Planned Giving

Leaving a Lasting Legacy Through Planned Giving
Planned Giving Secures the Future of Our Catholic School

Why Planned Giving Matters
Your support ensures the long-term stability of Wildwood Catholic Academy, allowing us to continue providing a faith-centered education for future generations.
 
How You Can Make a Lasting Impact
Including Wildwood Catholic Academy in your estate or tax planning is a meaningful way to support our mission. Planned giving options include:
 
  • Bequests: Designate a portion of your estate to fund scholarships, campus improvements, or other areas meaningful to you. Bequests, made through a will or living trust, are the most popular type of planned gift—they’re simple to set up and cost nothing during your lifetime.
  • Gifts of Appreciated Securities: Donating long-term appreciated stocks or securities allows you to support the school while receiving a charitable income tax deduction and avoiding capital gains taxes. The school will sell the securities and apply the proceeds according to your wishes.

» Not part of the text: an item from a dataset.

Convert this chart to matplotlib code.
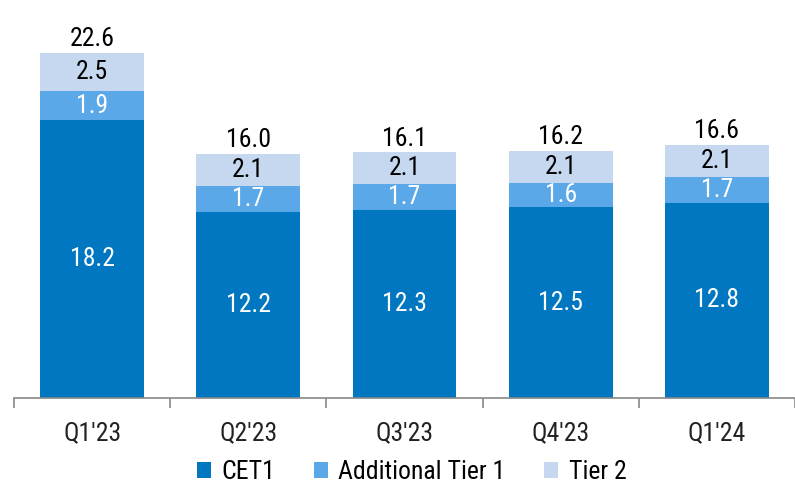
import matplotlib.pyplot as plt
import numpy as np
from matplotlib import font_manager

names = {f.name for f in font_manager.fontManager.ttflist}
fams = [n for n in ['Roboto Condensed', 'Liberation Sans Narrow', 'DejaVu Sans Condensed',
                    'Open Sans Condensed', 'Roboto'] if n in names]
plt.rcParams['font.family'] = fams + ['DejaVu Sans']

quarters = ["Q1'23", "Q2'23", "Q3'23", "Q4'23", "Q1'24"]
cet1 = [18.2, 12.2, 12.3, 12.5, 12.8]
at1 = [1.9, 1.7, 1.7, 1.6, 1.7]
tier2 = [2.5, 2.1, 2.1, 2.1, 2.1]
totals = [22.6, 16.0, 16.1, 16.2, 16.6]

c_cet1 = '#0077C0'
c_at1 = '#5BA8E8'
c_t2 = '#C6D8F0'

fig = plt.figure(figsize=(7.95, 4.84), dpi=100)
ax = fig.add_axes([14 / 795, 86 / 484, 781 / 795, 345 / 484])

x = np.arange(len(quarters))
w = 0.665
b1 = ax.bar(x, cet1, w, color=c_cet1, label='CET1')
b2 = ax.bar(x, at1, w, bottom=cet1, color=c_at1, label='Additional Tier 1')
bot3 = np.array(cet1) + np.array(at1)
b3 = ax.bar(x, tier2, w, bottom=bot3, color=c_t2, label='Tier 2')

fs = 18.5
for i in range(len(x)):
    ax.text(x[i], cet1[i] / 2, f'{cet1[i]:.1f}', ha='center', va='center',
            color='white', fontsize=fs)
    ax.text(x[i], cet1[i] + at1[i] / 2, f'{at1[i]:.1f}', ha='center', va='center',
            color='white', fontsize=fs)
    ax.text(x[i], bot3[i] + tier2[i] / 2, f'{tier2[i]:.1f}', ha='center', va='center',
            color='black', fontsize=fs)
    ax.text(x[i], bot3[i] + tier2[i] + 0.1, f'{totals[i]:.1f}', ha='center', va='bottom',
            color='black', fontsize=fs)

ax.set_ylim(0, 22.6)
ax.set_xlim(-0.5, -0.5 + 781 / 158)
for s in ['top', 'right', 'left']:
    ax.spines[s].set_visible(False)
ax.spines['bottom'].set_color('#888888')
ax.spines['bottom'].set_linewidth(1.2)
ax.set_yticks([])
ax.set_xticks(np.arange(-0.5, 4.6, 1.0))
ax.set_xticklabels([])
ax.set_xticks(x, minor=True)
ax.set_xticklabels(quarters, minor=True, fontsize=fs, color='#222222')
ax.tick_params(axis='x', which='major', length=7, color='#888888', width=1.2)
ax.tick_params(axis='x', which='minor', length=0, pad=17)

fig.legend(handles=[b1, b2, b3], loc='lower center', bbox_to_anchor=(0.518, -0.048),
           ncol=3, frameon=False, fontsize=fs, handlelength=0.55, handleheight=0.55,
           handletextpad=0.4, columnspacing=1.5)

fig.savefig('out.png', dpi=100)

  • Life Insurance, Annuities, or Retirement Plans: Naming Wildwood Catholic Academy as a beneficiary of a life insurance policy, annuity, or retirement account may offer tax advantages while ensuring the school benefits from your generosity. These assets are often excluded from estate taxes when given to charity.
 
Consult Your Legal or Financial Advisor
Please speak with your attorney or financial advisor to ensure your planned gift is structured appropriately and aligns with your estate or tax planning goals.
 
Join Others Who Have Made a Difference
We are deeply grateful to the late Regina L. Williams (Jeanne), whose extraordinary estate gift to Wildwood Catholic Academy left a legacy of faith and learning that will benefit students for generations to come. Her generosity helped establish a foundation for scholarship support that continues to open doors for students every year.